Throughout Marley’s career he was the centerpiece for Jamaican politics, though he tried to keep his music his only political message. He united and polarized people, vocalizing about poverty, oppression, violence, peace, love and unity. Marley was a key player in the spread of Rastafarianism, a religion and social movement based on a specific interpretation of The Bible in which Haile Selassie, the emperor of Ethiopia, was considered the second coming of Jesus and Jah incarnate. (When Marley met the son of His Imperial Majesty in the mid-1970s, the prince offered him a ring worn by His Majesty that Marley had seen in his own dreams. It fit perfectly). The religion was based on political consciousness for Africans and focuses on the African diaspora repressed in Western society. Rastas cultivate their consciousness with Jah (I-and-I) by reading The Bible; keeping long, locked hair in its natural state; wearing colors that symbolize blood, herbs, royalty and Africanness (red, green, gold and black); eating a vegetarian diet; and smoking ganja to meditate with Jah.
Marley was born Feb. 6, 1945 in Nine Mile, Jamaica to 19-year-old Cedella Marley and Captain Norval Marley, who left shortly after his birth. Mysticism and spirituality were an integral part of Jamaican society. Marley’s grandfather, Omeriah, was an influential mystic in their community, and when Marley was born he recognized something special about him. Omeriah saw a duppy spirit (ghost) attached to the child that would try to kill him his whole life. Marley took this on and cultivated his own mystic place as a young child, reading palms in their neighborhood before being sent to Kingston and further immersing himself in Rastafarianism and reggae.

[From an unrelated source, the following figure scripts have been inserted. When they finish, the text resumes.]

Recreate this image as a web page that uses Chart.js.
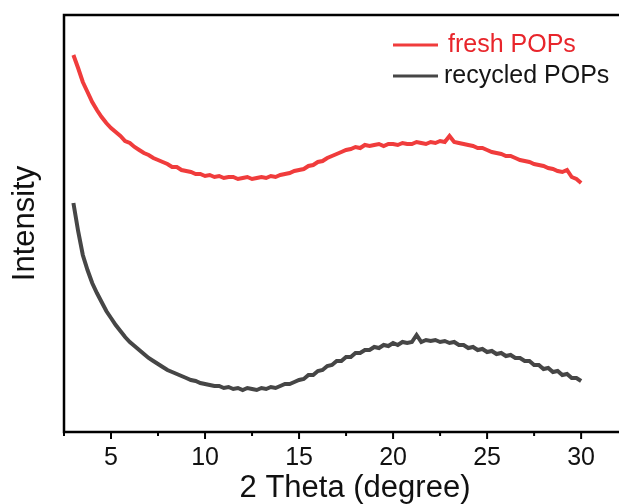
<!DOCTYPE html>
<html>
<head>
<meta charset="utf-8">
<script src="https://cdn.jsdelivr.net/npm/chart.js@4.4.1/dist/chart.umd.min.js"></script>
<style>
  html, body { margin: 0; padding: 0; background: #fff; overflow: hidden; }
  /* the plot frame runs past the right edge of the window, as in the cropped original */
  #wrap { width: 646px; height: 504px; }
</style>
</head>
<body>
<div id="wrap"><canvas id="xrd-chart"></canvas></div>
<script>
// 2 theta values (degree)
const twoTheta = [
  3, 3.25, 3.5, 3.75, 4, 4.25, 4.5, 4.75, 5, 5.25, 5.5, 5.75, 6, 6.25, 6.5, 6.75,
  7, 7.25, 7.5, 7.75, 8, 8.25, 8.5, 8.75, 9, 9.25, 9.5, 9.75, 10, 10.25, 10.5, 10.75,
  11, 11.25, 11.5, 11.75, 12, 12.25, 12.5, 12.75, 13, 13.25, 13.5, 13.75, 14, 14.25, 14.5, 14.75,
  15, 15.25, 15.5, 15.75, 16, 16.25, 16.5, 16.75, 17, 17.25, 17.5, 17.75, 18, 18.25, 18.5, 18.75,
  19, 19.25, 19.5, 19.75, 20, 20.25, 20.5, 20.75, 21, 21.25, 21.5, 21.75, 22, 22.25, 22.5, 22.75,
  23, 23.25, 23.5, 23.75, 24, 24.25, 24.5, 24.75, 25, 25.25, 25.5, 25.75, 26, 26.25, 26.5, 26.75,
  27, 27.25, 27.5, 27.75, 28, 28.25, 28.5, 28.75, 29, 29.25, 29.5, 29.75, 30
];
// intensity, arbitrary units (curves are stacked)
const freshPOPs = [
  377, 364, 350, 340, 330, 322, 315, 309, 304, 300,
  296, 291, 289, 285, 282, 279, 277, 274, 272, 270,
  268, 265, 265, 262, 261, 260, 258, 258, 256, 257,
  255, 256, 254, 255, 255, 253, 254, 255, 253, 254,
  255, 254, 256, 255, 257, 258, 259, 261, 262, 263,
  266, 267, 270, 271, 274, 276, 278, 280, 282, 283,
  285, 284, 287, 286, 287, 288, 286, 288, 288, 287,
  289, 288, 288, 290, 289, 288, 290, 289, 291, 290,
  296, 290, 289, 288, 287, 286, 284, 284, 282, 280,
  279, 278, 276, 276, 274, 272, 271, 270, 268, 267,
  266, 264, 263, 261, 260, 262, 255, 253, 249
];
const recycledPOPs = [
  229, 201, 177, 162, 149, 139, 130, 121, 114, 107,
  101, 95, 90, 86, 82, 78, 74, 71, 68, 65,
  62, 60, 58, 56, 54, 52, 51, 49, 48, 47,
  46, 46, 44, 45, 43, 44, 42, 44, 43, 42,
  44, 43, 45, 44, 46, 48, 48, 50, 52, 53,
  57, 57, 61, 62, 66, 67, 71, 71, 75, 75,
  79, 79, 82, 82, 85, 84, 87, 86, 89, 87,
  90, 89, 90, 97, 90, 92, 91, 92, 90, 91,
  89, 90, 87, 87, 84, 85, 82, 83, 80, 81,
  78, 79, 76, 77, 74, 74, 71, 71, 67, 67,
  63, 64, 60, 61, 57, 58, 54, 54, 51
];
const majorTicks = [5, 10, 15, 20, 25, 30];
const minorTicks = [2.5, 7.5, 12.5, 17.5, 22.5, 27.5, 32.5];
const seriesNames = ['fresh POPs', 'recycled POPs'];
const seriesColors = ['#f03c3c', '#464646'];
const legendTextColors = ['#e8252b', '#151515'];

const FONT = '"Liberation Sans", Arial, sans-serif';

// frame, outward x ticks and the legend inside the plot
const decorations = {
  id: 'decorations',
  afterDraw(chart) {
    const { ctx, chartArea: a, scales } = chart;
    ctx.save();
    ctx.strokeStyle = '#000';
    ctx.lineWidth = 2.5;
    ctx.strokeRect(a.left, a.top, a.right - a.left, a.bottom - a.top);

    ctx.lineWidth = 2;
    majorTicks.concat(minorTicks).forEach(v => {
      const x = scales.x.getPixelForValue(v);
      const len = majorTicks.includes(v) ? 7 : 4;
      ctx.beginPath();
      ctx.moveTo(x, a.bottom);
      ctx.lineTo(x, a.bottom + len);
      ctx.stroke();
    });

    ctx.font = '25px ' + FONT;
    ctx.textBaseline = 'middle';
    chart.data.datasets.forEach((ds, i) => {
      const y = 45 + i * 31;
      ctx.strokeStyle = ds.borderColor;
      ctx.lineWidth = 3;
      ctx.beginPath();
      ctx.moveTo(393, y);
      ctx.lineTo(438, y);
      ctx.stroke();
      ctx.fillStyle = legendTextColors[i];
      ctx.fillText(ds.label, i === 0 ? 448 : 444, y);
    });
    ctx.restore();
  }
};

const ctx = document.getElementById('xrd-chart').getContext('2d');
new Chart(ctx, {
  type: 'line',
  data: {
    datasets: [
      {
        label: seriesNames[0],
        data: twoTheta.map((t, i) => ({ x: t, y: freshPOPs[i] })),
        borderColor: seriesColors[0],
      },
      {
        label: seriesNames[1],
        data: twoTheta.map((t, i) => ({ x: t, y: recycledPOPs[i] })),
        borderColor: seriesColors[1],
      }
    ]
  },
  options: {
    responsive: true,
    maintainAspectRatio: false,
    animation: false,
    layout: { padding: { top: 15, right: 0, bottom: 0, left: 0 } },
    elements: {
      point: { radius: 0 },
      line: { borderWidth: 4, tension: 0 }
    },
    plugins: {
      legend: { display: false },
      tooltip: { enabled: false }
    },
    scales: {
      x: {
        type: 'linear',
        min: 2.5,
        max: 33.45,
        grid: { display: false, drawTicks: false },
        border: { display: false },
        afterBuildTicks: scale => {
          scale.ticks = majorTicks.map(v => ({ value: v }));
        },
        ticks: {
          padding: 11,
          color: '#111',
          autoSkip: false,
          maxRotation: 0,
          font: { family: FONT, size: 25 },
          callback: v => v
        },
        title: {
          display: true,
          text: '2 Theta (degree)',
          color: '#111',
          padding: 0,
          font: { family: FONT, size: 31, lineHeight: 1 }
        },
        afterFit: scale => { scale.height = 72; }
      },
      y: {
        min: 0,
        max: 417,
        grid: { display: false },
        border: { display: false },
        ticks: { display: false },
        title: {
          display: true,
          text: 'Intensity',
          color: '#111',
          padding: { top: 10, bottom: 0 },
          font: { family: FONT, size: 31, lineHeight: 1 }
        },
        afterFit: scale => { scale.width = 64; }
      }
    }
  },
  plugins: [decorations]
});
</script>
</body>
</html>
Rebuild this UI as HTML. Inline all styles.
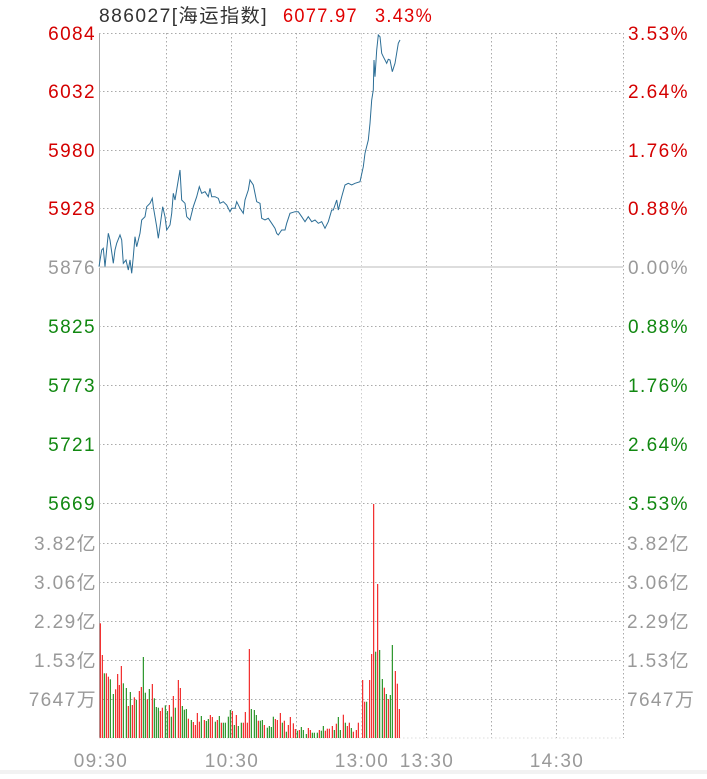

In Kingston, he met Bunny Livingston (aka Bunny Wailer). The two would stay up all night listening to music on the newly popular R&B radio stations. They eventually formed The Wailers with Peter Tosh and became popular and highly successful working with Coxson Dodd to bring Jamaica’s music to the world. Marley became a musical prophet for the people in Jamaica, singing of political situations and Rasta mysticism. By 1976, Marley was the most popular superstar in the Third World.
TOP 10 QUOTES BY BOB MARLEY
I don’t believe in death, neither in flesh nor in spirit.
When one door is closed, don’t you know, another is open.
Don’t gain the world and lose your soul. Wisdom is better than silver and gold.
In this great future, you can’t forget your past. —No Woman, No Cry, from the album Natty Dread (1974)
A hungry mob is an angry mob. —Them Belly Full (But We Hungry), from the album Natty Dread (1974)
All dese governments and dis this and that, these people that say they’re here to help, why them say you cannot smoke the herb? Herb… herb is a plant, you know? And when me check it, me can’t find no reason.” “All them say is, ‘it make you rebel’. Against what?Interview (1979) with Dylan Taite in Aotearoa, New Zealand.
As a man sow, shall he reap. and I know that talk is cheap. But the heat of the battle is as sweet as the victory.
Babylon is everywhere. You have wrong and you have right. Wrong is what we call Babylon, wrong things. That is what Babylon is to me. I could have born in England, I could have born in America, it make no difference where me born, because there is Babylon everywhere.
Better to die fighting for freedom than be a prisoner all the days of your life.
Don’t trust people whose feelings change with time. Trust people whose feelings remain the same, even when the time changes.
Every day the bucket a-go a well, one day the bottom a-go drop out.I Shot The Sheriff, from the album Burnin’ (1973
Every time I plant a seed, He say kill it before it grow, he say kill it before they grow.
Everything is political. I will never be a politician or even think political. Me just deal with life and nature. That is the greatest thing to me.
Have no fear for atomic energy, ’cause none of them can stop the time.
I don’t know how to live good. I only know how to suffer.
If you’re white and you’re wrong, then you’re wrong; if you’re black and you’re wrong, you’re wrong. People are people. Black, blue, pink, green – God make no rules about color; only society make rules where my people suffer, and that why we must have redemption and redemption now.
I’ve been here before and will come again, but I’m not going this trip through.